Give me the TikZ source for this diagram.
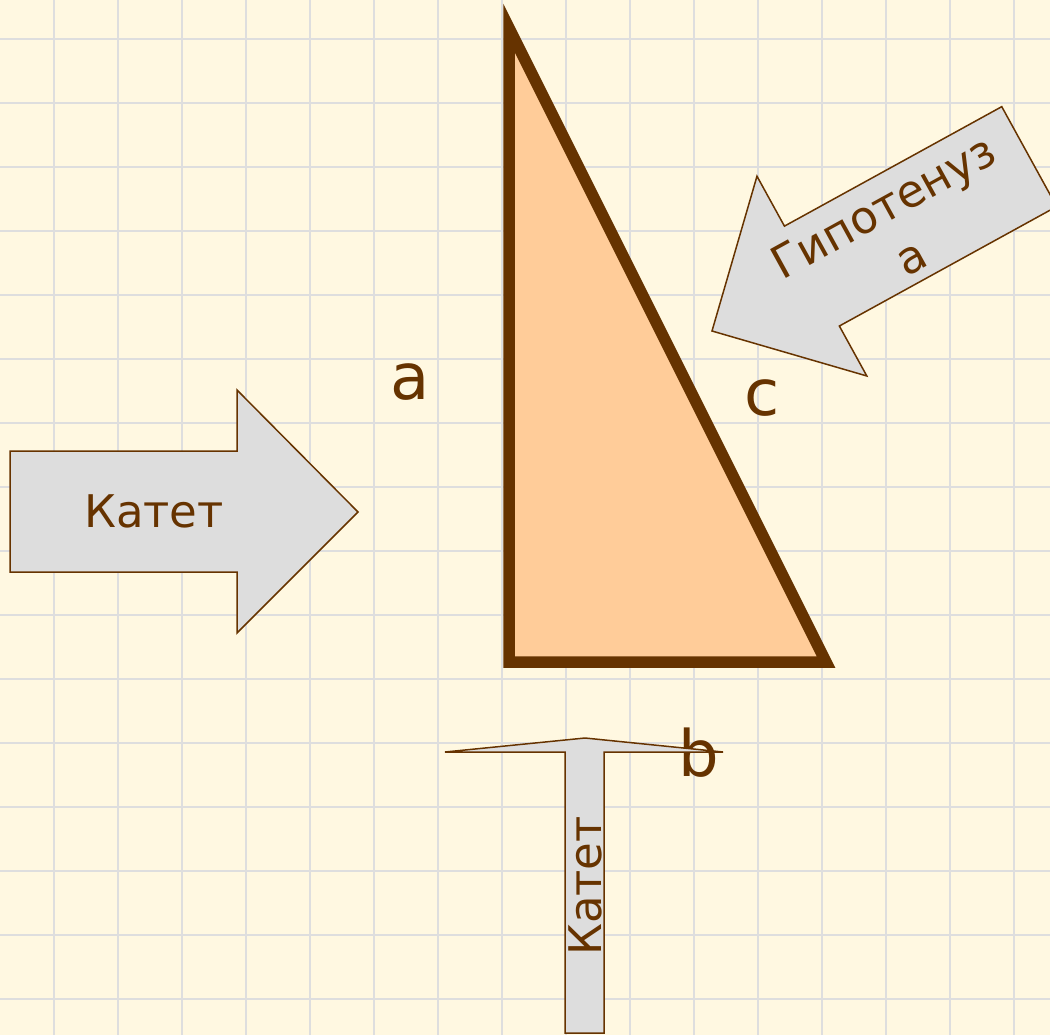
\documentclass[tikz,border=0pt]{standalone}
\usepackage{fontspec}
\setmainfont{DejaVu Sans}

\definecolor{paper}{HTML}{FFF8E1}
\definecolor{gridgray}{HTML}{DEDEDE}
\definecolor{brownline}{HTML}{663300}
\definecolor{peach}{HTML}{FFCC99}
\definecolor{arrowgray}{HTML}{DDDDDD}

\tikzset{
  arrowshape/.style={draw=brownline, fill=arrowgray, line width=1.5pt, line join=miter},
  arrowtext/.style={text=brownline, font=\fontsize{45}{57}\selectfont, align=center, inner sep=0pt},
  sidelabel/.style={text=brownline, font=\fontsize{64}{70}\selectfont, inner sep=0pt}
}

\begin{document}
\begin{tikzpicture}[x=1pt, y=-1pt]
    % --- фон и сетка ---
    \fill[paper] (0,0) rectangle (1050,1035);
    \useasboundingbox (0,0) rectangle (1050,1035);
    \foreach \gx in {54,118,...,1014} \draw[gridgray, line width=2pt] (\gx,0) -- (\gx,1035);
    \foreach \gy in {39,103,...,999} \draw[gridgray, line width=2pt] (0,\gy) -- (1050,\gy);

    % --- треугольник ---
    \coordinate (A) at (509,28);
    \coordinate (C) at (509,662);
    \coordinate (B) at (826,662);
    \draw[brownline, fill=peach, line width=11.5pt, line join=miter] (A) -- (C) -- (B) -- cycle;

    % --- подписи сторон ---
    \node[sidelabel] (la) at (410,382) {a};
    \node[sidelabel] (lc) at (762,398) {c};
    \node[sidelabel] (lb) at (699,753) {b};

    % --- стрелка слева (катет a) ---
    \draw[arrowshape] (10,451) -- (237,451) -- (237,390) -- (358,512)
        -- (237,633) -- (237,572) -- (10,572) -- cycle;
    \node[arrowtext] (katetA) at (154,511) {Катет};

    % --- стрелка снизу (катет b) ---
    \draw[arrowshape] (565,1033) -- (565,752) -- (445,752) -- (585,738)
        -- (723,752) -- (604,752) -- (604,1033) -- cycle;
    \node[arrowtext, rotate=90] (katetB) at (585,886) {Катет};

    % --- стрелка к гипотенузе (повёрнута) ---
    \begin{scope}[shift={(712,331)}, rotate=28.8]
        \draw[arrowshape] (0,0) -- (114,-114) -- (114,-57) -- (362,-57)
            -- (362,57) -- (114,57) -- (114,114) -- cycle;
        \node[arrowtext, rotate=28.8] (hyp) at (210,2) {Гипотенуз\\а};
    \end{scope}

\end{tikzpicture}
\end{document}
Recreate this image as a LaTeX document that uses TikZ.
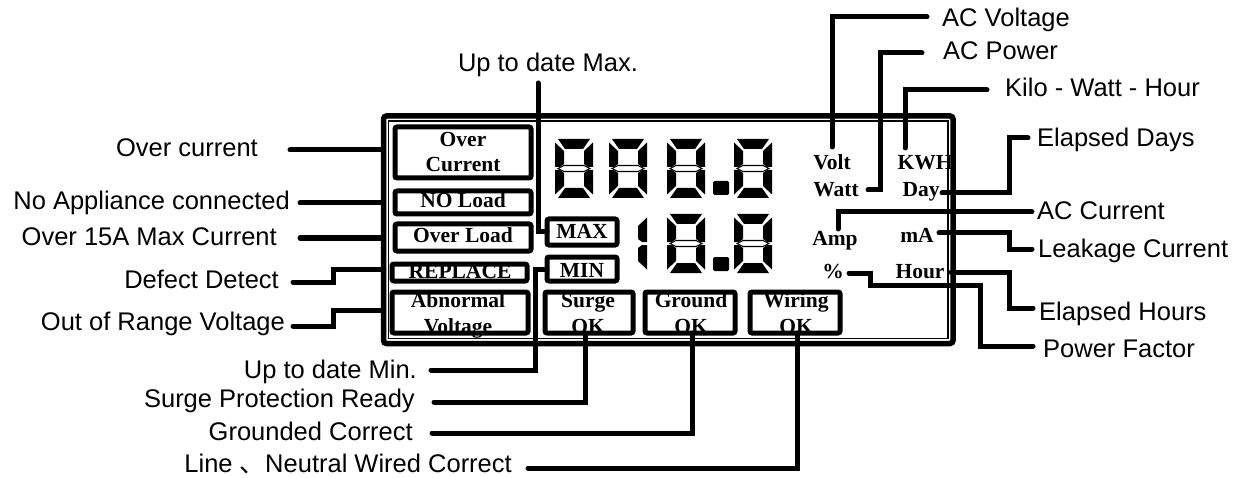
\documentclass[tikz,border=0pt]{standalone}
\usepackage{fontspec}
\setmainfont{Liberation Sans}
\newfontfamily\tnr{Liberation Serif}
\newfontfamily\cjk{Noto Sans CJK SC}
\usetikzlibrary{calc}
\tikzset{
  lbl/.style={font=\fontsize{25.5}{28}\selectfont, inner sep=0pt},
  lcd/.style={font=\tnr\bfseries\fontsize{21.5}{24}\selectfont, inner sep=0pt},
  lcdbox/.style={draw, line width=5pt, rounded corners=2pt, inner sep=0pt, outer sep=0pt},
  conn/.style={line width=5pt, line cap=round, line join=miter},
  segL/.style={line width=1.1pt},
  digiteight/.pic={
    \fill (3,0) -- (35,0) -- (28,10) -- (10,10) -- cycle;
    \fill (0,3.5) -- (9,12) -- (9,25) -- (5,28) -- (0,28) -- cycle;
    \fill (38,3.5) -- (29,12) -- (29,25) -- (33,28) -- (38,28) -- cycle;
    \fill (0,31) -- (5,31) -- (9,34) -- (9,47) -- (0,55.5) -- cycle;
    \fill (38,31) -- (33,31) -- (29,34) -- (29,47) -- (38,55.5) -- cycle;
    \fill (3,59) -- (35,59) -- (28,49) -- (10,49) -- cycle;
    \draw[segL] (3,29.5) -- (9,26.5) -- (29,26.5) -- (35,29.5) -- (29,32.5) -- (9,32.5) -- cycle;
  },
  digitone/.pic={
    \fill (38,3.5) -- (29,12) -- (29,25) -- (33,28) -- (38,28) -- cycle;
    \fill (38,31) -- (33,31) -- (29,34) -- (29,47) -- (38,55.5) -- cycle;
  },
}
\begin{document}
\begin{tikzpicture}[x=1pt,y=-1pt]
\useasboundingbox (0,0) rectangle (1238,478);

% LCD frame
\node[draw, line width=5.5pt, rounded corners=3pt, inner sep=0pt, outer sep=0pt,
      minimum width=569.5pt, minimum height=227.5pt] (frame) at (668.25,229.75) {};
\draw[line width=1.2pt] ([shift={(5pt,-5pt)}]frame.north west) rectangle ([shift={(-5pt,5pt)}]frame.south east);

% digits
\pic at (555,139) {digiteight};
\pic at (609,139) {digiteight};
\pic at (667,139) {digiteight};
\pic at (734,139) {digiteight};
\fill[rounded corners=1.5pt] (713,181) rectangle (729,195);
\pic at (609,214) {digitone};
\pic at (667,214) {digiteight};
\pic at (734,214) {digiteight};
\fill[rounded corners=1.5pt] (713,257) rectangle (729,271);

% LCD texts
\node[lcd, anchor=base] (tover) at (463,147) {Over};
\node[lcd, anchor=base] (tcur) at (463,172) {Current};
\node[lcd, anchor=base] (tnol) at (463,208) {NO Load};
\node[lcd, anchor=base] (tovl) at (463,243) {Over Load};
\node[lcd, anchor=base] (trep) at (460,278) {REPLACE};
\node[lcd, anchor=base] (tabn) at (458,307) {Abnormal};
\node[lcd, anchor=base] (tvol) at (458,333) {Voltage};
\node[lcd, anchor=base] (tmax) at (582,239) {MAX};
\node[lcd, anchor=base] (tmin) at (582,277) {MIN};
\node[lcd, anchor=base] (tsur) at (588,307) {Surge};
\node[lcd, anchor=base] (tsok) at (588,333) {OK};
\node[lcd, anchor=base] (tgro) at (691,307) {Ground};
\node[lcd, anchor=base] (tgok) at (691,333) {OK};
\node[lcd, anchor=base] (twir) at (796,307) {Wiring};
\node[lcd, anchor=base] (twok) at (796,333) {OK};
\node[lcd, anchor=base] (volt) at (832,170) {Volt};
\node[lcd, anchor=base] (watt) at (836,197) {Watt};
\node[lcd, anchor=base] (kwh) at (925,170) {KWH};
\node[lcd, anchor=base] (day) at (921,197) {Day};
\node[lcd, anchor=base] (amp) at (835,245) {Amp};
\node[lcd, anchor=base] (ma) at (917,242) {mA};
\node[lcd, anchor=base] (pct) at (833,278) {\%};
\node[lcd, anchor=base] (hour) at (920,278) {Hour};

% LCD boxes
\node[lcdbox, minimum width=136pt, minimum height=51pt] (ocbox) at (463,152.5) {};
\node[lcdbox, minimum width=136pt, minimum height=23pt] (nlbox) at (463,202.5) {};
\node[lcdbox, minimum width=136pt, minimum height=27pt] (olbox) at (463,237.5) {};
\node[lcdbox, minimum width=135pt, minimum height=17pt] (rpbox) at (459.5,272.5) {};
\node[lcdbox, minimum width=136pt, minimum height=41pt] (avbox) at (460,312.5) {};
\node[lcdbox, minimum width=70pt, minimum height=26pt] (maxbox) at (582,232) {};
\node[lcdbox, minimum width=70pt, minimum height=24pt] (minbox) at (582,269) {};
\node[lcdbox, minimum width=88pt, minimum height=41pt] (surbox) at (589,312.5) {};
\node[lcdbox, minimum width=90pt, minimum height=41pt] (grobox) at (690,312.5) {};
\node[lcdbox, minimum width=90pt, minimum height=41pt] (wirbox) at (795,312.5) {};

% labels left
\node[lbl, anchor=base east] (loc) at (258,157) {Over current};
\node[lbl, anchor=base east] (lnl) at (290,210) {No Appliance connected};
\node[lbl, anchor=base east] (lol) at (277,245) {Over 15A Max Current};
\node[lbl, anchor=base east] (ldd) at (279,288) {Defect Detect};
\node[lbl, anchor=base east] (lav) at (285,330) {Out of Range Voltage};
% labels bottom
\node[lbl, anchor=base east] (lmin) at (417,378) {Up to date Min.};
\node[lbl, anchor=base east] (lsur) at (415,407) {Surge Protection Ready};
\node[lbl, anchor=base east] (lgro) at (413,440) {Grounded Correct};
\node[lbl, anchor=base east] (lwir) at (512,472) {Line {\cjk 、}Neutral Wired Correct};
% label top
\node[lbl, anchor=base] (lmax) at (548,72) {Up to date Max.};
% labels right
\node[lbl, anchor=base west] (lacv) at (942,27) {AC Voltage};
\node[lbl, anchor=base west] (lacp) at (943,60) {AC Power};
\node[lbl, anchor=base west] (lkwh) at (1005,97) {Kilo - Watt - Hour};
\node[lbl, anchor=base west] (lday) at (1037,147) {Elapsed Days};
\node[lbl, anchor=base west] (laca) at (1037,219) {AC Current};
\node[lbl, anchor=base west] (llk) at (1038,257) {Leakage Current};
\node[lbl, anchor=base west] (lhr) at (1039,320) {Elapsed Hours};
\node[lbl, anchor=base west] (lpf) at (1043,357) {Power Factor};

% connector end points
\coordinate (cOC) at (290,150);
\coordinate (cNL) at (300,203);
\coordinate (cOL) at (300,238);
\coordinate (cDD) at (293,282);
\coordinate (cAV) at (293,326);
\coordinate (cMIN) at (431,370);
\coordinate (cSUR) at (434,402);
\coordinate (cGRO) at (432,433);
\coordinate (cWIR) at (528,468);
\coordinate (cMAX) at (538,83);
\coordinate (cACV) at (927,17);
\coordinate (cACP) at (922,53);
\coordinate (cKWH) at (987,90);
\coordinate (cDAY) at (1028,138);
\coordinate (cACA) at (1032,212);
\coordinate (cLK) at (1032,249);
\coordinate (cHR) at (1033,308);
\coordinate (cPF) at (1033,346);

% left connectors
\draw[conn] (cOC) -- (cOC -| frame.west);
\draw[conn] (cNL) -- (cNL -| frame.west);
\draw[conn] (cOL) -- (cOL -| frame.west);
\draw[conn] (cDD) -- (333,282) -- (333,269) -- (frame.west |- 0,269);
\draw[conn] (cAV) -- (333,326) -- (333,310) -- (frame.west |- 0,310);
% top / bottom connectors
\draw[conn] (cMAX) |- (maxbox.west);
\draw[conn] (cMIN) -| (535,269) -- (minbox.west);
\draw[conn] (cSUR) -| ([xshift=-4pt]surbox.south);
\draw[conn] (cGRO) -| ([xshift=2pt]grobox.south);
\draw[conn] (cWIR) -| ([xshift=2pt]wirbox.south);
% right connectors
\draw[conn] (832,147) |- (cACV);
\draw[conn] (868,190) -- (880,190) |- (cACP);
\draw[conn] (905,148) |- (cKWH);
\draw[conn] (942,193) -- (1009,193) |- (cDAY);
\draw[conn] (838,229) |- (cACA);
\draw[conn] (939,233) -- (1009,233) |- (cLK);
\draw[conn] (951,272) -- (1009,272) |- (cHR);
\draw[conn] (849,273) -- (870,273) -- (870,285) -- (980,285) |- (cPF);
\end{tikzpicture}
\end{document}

_ _ _

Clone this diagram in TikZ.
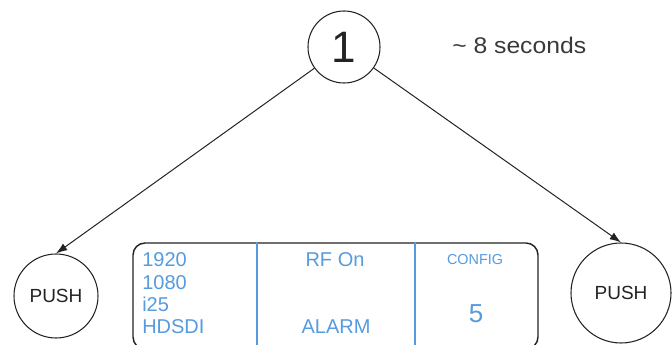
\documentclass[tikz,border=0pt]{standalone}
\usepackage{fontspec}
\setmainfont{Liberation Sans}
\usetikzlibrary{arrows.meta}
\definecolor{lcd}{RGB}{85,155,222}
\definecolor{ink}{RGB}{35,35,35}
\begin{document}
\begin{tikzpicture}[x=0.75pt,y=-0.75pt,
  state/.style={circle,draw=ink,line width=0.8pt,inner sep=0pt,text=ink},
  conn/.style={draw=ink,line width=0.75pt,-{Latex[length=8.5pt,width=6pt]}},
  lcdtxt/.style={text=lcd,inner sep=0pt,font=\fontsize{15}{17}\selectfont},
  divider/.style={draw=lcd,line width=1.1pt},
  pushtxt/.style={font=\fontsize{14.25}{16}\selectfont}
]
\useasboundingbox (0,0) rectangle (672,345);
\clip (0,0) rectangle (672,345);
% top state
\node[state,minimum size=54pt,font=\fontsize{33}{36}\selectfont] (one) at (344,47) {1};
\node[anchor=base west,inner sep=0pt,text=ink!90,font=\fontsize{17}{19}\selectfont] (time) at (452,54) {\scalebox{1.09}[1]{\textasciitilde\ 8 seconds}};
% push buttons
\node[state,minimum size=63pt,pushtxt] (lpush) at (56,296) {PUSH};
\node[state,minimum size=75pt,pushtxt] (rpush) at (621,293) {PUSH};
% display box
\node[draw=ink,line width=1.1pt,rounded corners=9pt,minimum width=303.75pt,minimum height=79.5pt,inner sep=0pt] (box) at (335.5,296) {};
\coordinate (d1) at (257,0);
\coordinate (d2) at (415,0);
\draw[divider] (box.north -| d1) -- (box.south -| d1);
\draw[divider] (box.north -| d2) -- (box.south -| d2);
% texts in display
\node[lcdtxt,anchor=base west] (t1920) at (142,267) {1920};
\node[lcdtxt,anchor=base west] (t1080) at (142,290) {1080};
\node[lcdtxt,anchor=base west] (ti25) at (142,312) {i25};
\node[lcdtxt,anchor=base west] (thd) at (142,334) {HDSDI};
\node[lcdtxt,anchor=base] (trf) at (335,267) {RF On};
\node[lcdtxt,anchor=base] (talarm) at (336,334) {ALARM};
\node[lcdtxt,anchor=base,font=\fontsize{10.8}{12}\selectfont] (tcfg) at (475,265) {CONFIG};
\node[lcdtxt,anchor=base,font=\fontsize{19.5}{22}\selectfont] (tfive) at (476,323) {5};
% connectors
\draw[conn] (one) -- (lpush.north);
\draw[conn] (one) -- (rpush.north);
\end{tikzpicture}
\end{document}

_ _ _

Written exercise: Find the word "diagram" in the data and copy out each line where it turns up.

Task answer:
Give me the TikZ source for this diagram.
Clone this diagram in TikZ.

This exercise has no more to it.